I am yet to determine pan genome.
I m going to compare the codon and amino acid usage, protein function annotations etc. for different sets of genes.
Will comparing these parameters for 'Core genome set' with 'set of Combined Unique genomes ' provide any useful information?
Should I compare core genome with pan genome and accessory genome as well?
Suggestions please. Thanks in advance.
The phrase pan/core genome is ambiguous. I think you are talking about the set of protein sequences, which I think is better called the pan/core proteome. A true pan/core genome analysis will incorporate all chromosomal/plasmid DNA, not just protein coding (CDS) regions.

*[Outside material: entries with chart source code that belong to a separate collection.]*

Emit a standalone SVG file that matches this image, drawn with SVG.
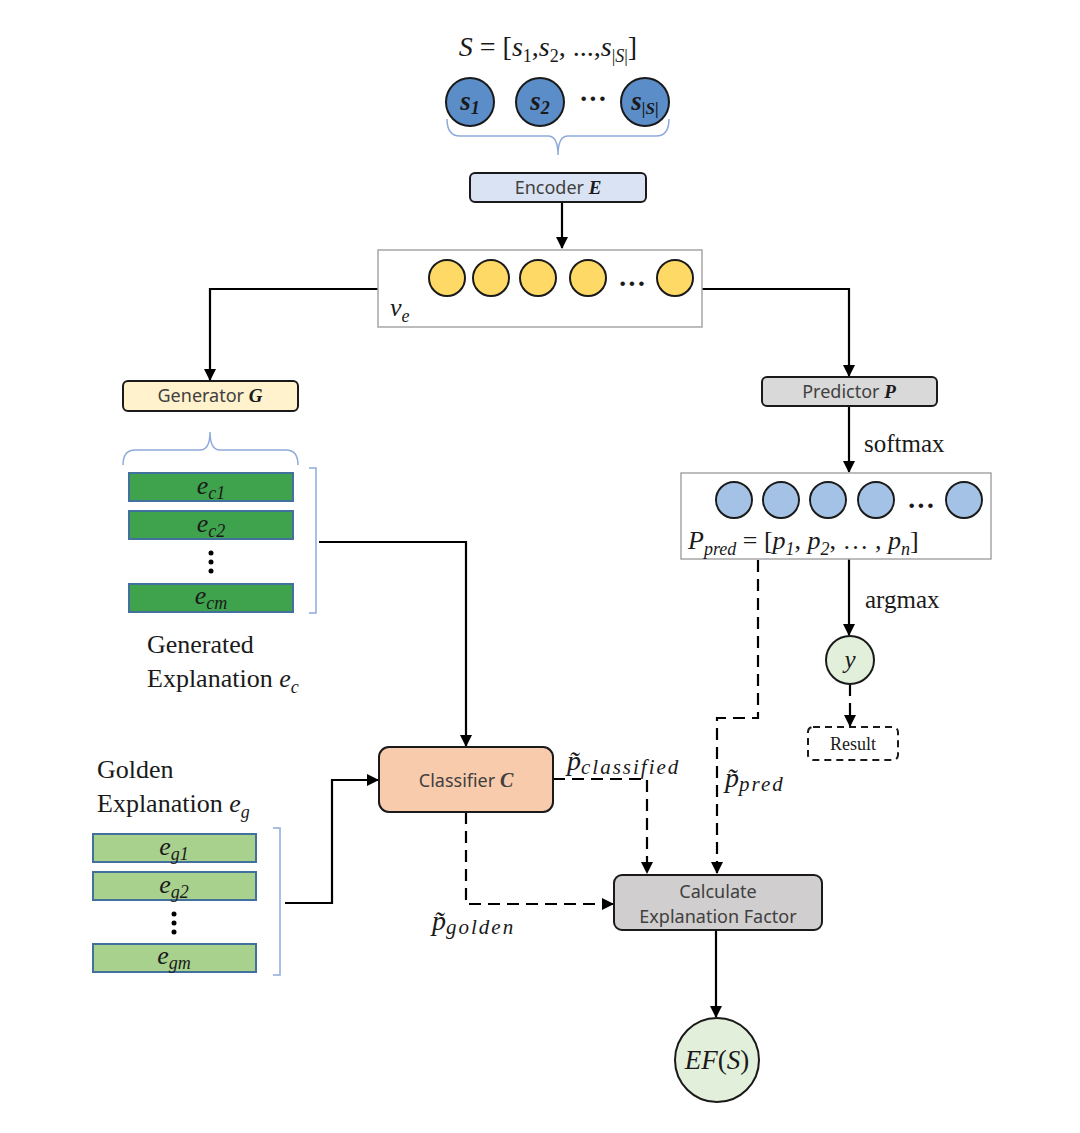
<svg xmlns="http://www.w3.org/2000/svg" width="1080" height="1133" viewBox="0 0 1080 1133">
<style>
.box{stroke:#1a1a1a;stroke-width:2}
.lbl{font-family:"Noto Sans","Liberation Sans",sans-serif;font-size:18px;fill:#404040;text-anchor:middle}
.math{font-family:"Liberation Serif",serif;fill:#1a1a1a}
.it{font-style:italic}
.con{fill:none;stroke:#000;stroke-width:2.2}
.dash{stroke-dasharray:12 7}
.brace{fill:none;stroke:#8eaadb;stroke-width:1.5}
.frame{fill:#fff;stroke:#a6a6a6;stroke-width:1.5}
.bar{stroke:#41719c;stroke-width:2}
</style>
<defs>
<marker id="ah" markerWidth="12" markerHeight="12" refX="11" refY="6" orient="auto" markerUnits="userSpaceOnUse">
<path d="M0,0 L12,6 L0,12 z" fill="#000"/>
</marker>
</defs>
<rect width="1080" height="1133" fill="#fff"/>

<g id="connectors">
<path class="con" d="M562,202 V248" marker-end="url(#ah)"/>
<path class="con" d="M378,289 H210 V380" marker-end="url(#ah)"/>
<path class="con" d="M702,289 H849 V376" marker-end="url(#ah)"/>
<path class="con" d="M849,406 V472" marker-end="url(#ah)"/>
<path class="con" d="M849,559 V635" marker-end="url(#ah)"/>
<path class="con dash" d="M850,684 V726" marker-end="url(#ah)"/>
<path class="con" d="M319,542 H466 V746" marker-end="url(#ah)"/>
<path class="con" d="M285,903 H332 V780 H378" marker-end="url(#ah)"/>
<path class="con dash" d="M553,779 H647 V873" marker-end="url(#ah)"/>
<path class="con dash" d="M466,812 V904 H613" marker-end="url(#ah)"/>
<path class="con dash" d="M758,560 V718 H717 V873" marker-end="url(#ah)"/>
<path class="con" d="M716,930 V1017" marker-end="url(#ah)"/>
</g>

<g id="input-sequence">
<text class="math" x="548" y="56" font-size="28" text-anchor="middle"><tspan class="it">S</tspan> = [<tspan class="it">s</tspan><tspan font-size="18" dy="6">1</tspan><tspan dy="-6">,</tspan><tspan class="it">s</tspan><tspan font-size="18" dy="6">2</tspan><tspan dy="-6">, ...,</tspan><tspan class="it">s</tspan><tspan font-size="18" dy="6">|<tspan class="it">S</tspan>|</tspan><tspan dy="-6">]</tspan></text>
<circle cx="470" cy="102" r="24" fill="#5b8dc9" stroke="#1a1a1a" stroke-width="2"/>
<circle cx="540" cy="102" r="24" fill="#5b8dc9" stroke="#1a1a1a" stroke-width="2"/>
<circle cx="645" cy="102" r="24" fill="#5b8dc9" stroke="#1a1a1a" stroke-width="2"/>
<text class="math it" x="470" y="110" font-size="27" font-weight="bold" text-anchor="middle">s<tspan font-size="18" dy="4">1</tspan></text>
<text class="math it" x="540" y="110" font-size="27" font-weight="bold" text-anchor="middle">s<tspan font-size="18" dy="4">2</tspan></text>
<text class="math it" x="645" y="110" font-size="27" font-weight="bold" text-anchor="middle">s<tspan font-size="17" dy="4">|S|</tspan></text>
<text class="math" x="593" y="108" font-size="28" font-weight="bold" text-anchor="middle">···</text>
<path class="brace" d="M447,119 Q447,136 460,136 H548 Q558,136 558,155 Q558,136 568,136 H656 Q669,136 669,119"/>
</g>

<g id="encoder">
<rect class="box" x="470" y="173" width="176" height="29" rx="5" fill="#dae3f3"/>
<text class="lbl" x="558" y="194">Encoder <tspan font-family="Liberation Serif,serif" font-style="italic" font-weight="bold" fill="#1a1a1a" font-size="19">E</tspan></text>
</g>

<g id="ve">
<rect class="frame" x="378" y="250" width="324" height="77"/>
<circle cx="447" cy="278" r="18" fill="#ffd966" stroke="#1a1a1a" stroke-width="2"/>
<circle cx="491" cy="278" r="18" fill="#ffd966" stroke="#1a1a1a" stroke-width="2"/>
<circle cx="538" cy="278" r="18" fill="#ffd966" stroke="#1a1a1a" stroke-width="2"/>
<circle cx="588" cy="278" r="18" fill="#ffd966" stroke="#1a1a1a" stroke-width="2"/>
<circle cx="675" cy="278" r="18" fill="#ffd966" stroke="#1a1a1a" stroke-width="2"/>
<text class="math" x="632" y="293" font-size="28" font-weight="bold" text-anchor="middle">···</text>
<text class="math it" x="390" y="316" font-size="26">v<tspan font-size="18" dy="6">e</tspan></text>
</g>

<g id="generator">
<rect class="box" x="123" y="381" width="175" height="30" rx="5" fill="#fff2cc"/>
<text class="lbl" x="210" y="402">Generator <tspan font-family="Liberation Serif,serif" font-style="italic" font-weight="bold" fill="#1a1a1a" font-size="19">G</tspan></text>
</g>

<g id="generated-explanation">
<path class="brace" d="M123,465 Q123,450 135,450 H200 Q210,450 210,432 Q210,450 220,450 H286 Q298,450 298,465"/>
<rect class="bar" x="129" y="473" width="164" height="28" fill="#3fa34d"/>
<rect class="bar" x="129" y="511" width="164" height="28" fill="#3fa34d"/>
<rect class="bar" x="129" y="584" width="164" height="28" fill="#3fa34d"/>
<text class="math it" x="211" y="494" font-size="26" text-anchor="middle">e<tspan font-size="18" dy="5">c1</tspan></text>
<text class="math it" x="211" y="532" font-size="26" text-anchor="middle">e<tspan font-size="18" dy="5">c2</tspan></text>
<text class="math it" x="211" y="604" font-size="26" text-anchor="middle">e<tspan font-size="18" dy="5">cm</tspan></text>
<circle cx="211" cy="553" r="2.5" fill="#000"/>
<circle cx="211" cy="562" r="2.5" fill="#000"/>
<circle cx="211" cy="571" r="2.5" fill="#000"/>
<path class="brace" d="M309,468 H316 V613 H309"/>
<text class="math" x="147" y="653" font-size="26">Generated</text>
<text class="math" x="147" y="687" font-size="26">Explanation <tspan class="it">e</tspan><tspan class="it" font-size="18" dy="6">c</tspan></text>
</g>

<g id="predictor">
<rect class="box" x="762" y="377" width="175" height="29" rx="5" fill="#d9d9d9"/>
<text class="lbl" x="849" y="398">Predictor <tspan font-family="Liberation Serif,serif" font-style="italic" font-weight="bold" fill="#1a1a1a" font-size="19">P</tspan></text>
<text class="math" x="864" y="452" font-size="25">softmax</text>
</g>

<g id="ppred">
<rect class="frame" x="681" y="473" width="310" height="86"/>
<circle cx="734" cy="500" r="18" fill="#a4c2e6" stroke="#1a1a1a" stroke-width="2"/>
<circle cx="781" cy="500" r="18" fill="#a4c2e6" stroke="#1a1a1a" stroke-width="2"/>
<circle cx="828" cy="500" r="18" fill="#a4c2e6" stroke="#1a1a1a" stroke-width="2"/>
<circle cx="876" cy="500" r="18" fill="#a4c2e6" stroke="#1a1a1a" stroke-width="2"/>
<circle cx="964" cy="500" r="18" fill="#a4c2e6" stroke="#1a1a1a" stroke-width="2"/>
<text class="math" x="921" y="515" font-size="28" font-weight="bold" text-anchor="middle">···</text>
<text class="math" x="688" y="549" font-size="26"><tspan class="it">P</tspan><tspan class="it" font-size="18" dy="6">pred</tspan><tspan dy="-6"> = [</tspan><tspan class="it">p</tspan><tspan class="it" font-size="18" dy="6">1</tspan><tspan dy="-6">, </tspan><tspan class="it">p</tspan><tspan class="it" font-size="18" dy="6">2</tspan><tspan dy="-6">, … , </tspan><tspan class="it">p</tspan><tspan class="it" font-size="18" dy="6">n</tspan><tspan dy="-6">]</tspan></text>
</g>

<g id="y">
<text class="math" x="865" y="608" font-size="25">argmax</text>
<circle cx="850" cy="660" r="24" fill="#e2efda" stroke="#1a1a1a" stroke-width="2"/>
<text class="math it" x="850" y="668" font-size="25" text-anchor="middle">y</text>
</g>

<g id="result">
<rect x="808" y="727" width="90" height="33" rx="5" fill="#fff" stroke="#1a1a1a" stroke-width="2" stroke-dasharray="7 5"/>
<text class="math" x="853" y="750" font-size="18" text-anchor="middle">Result</text>
</g>

<g id="classifier">
<rect class="box" x="379" y="747" width="174" height="65" rx="10" fill="#f8cbad"/>
<text class="lbl" x="466" y="787">Classifier <tspan font-family="Liberation Serif,serif" font-style="italic" font-weight="bold" fill="#404040" font-size="20">C</tspan></text>
</g>

<g id="golden-explanation">
<text class="math" x="97" y="778" font-size="26">Golden</text>
<text class="math" x="97" y="812" font-size="26">Explanation <tspan class="it">e</tspan><tspan class="it" font-size="18" dy="6">g</tspan></text>
<rect class="bar" x="93" y="834" width="163" height="28" fill="#a9d18e"/>
<rect class="bar" x="93" y="872" width="163" height="28" fill="#a9d18e"/>
<rect class="bar" x="93" y="944" width="163" height="28" fill="#a9d18e"/>
<text class="math it" x="174" y="855" font-size="26" text-anchor="middle">e<tspan font-size="18" dy="5">g1</tspan></text>
<text class="math it" x="174" y="893" font-size="26" text-anchor="middle">e<tspan font-size="18" dy="5">g2</tspan></text>
<text class="math it" x="174" y="964" font-size="26" text-anchor="middle">e<tspan font-size="18" dy="5">gm</tspan></text>
<circle cx="174" cy="914" r="2.5" fill="#000"/>
<circle cx="174" cy="923" r="2.5" fill="#000"/>
<circle cx="174" cy="932" r="2.5" fill="#000"/>
<path class="brace" d="M273,828 H280 V975 H273"/>
</g>

<g id="labels">
<text class="math it" x="567" y="770" font-size="28">p̃<tspan font-size="21" dy="4" letter-spacing="2">classified</tspan></text>
<text class="math it" x="725" y="787" font-size="28">p̃<tspan font-size="21" dy="4" letter-spacing="2">pred</tspan></text>
<text class="math it" x="432" y="930" font-size="28">p̃<tspan font-size="21" dy="4" letter-spacing="2">golden</tspan></text>
</g>

<g id="calculate">
<rect class="box" x="614" y="875" width="208" height="55" rx="8" fill="#d0cece"/>
<text class="lbl" x="718" y="898">Calculate</text>
<text class="lbl" x="718" y="923">Explanation Factor</text>
</g>

<g id="ef">
<circle cx="717" cy="1060" r="42" fill="#e2efda" stroke="#1a1a1a" stroke-width="2"/>
<text class="math" x="717" y="1069" font-size="27" text-anchor="middle"><tspan class="it">EF</tspan>(<tspan class="it">S</tspan>)</text>
</g>
</svg>
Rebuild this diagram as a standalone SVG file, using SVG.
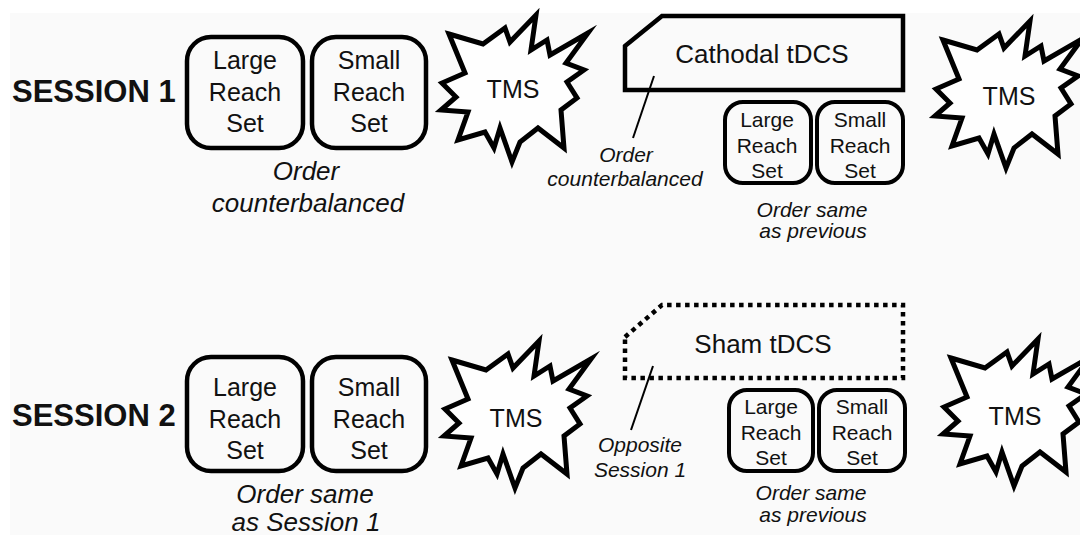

Thanks for the reply @Torst, You are right, I should use the term Proteome, I have determined common orthologs in all 30 bacterial proteomes using NCBI BLAST. I will be comparing their function annotations. I want to determine what percent of proteins come under different functional categories in core proteome and compare it with the same in Pan proteome? My question is what this comparison may reveal ? or what else should I do with such data to make it publishable.
If you have 30 bacteria, there are 2^30 (1 billion) possible protein-membership sets, as each protein (ortholog group or unique singelton) can be in or not-in each of the genomes. The core proteome are those proteins that are in each of the 30 genomes.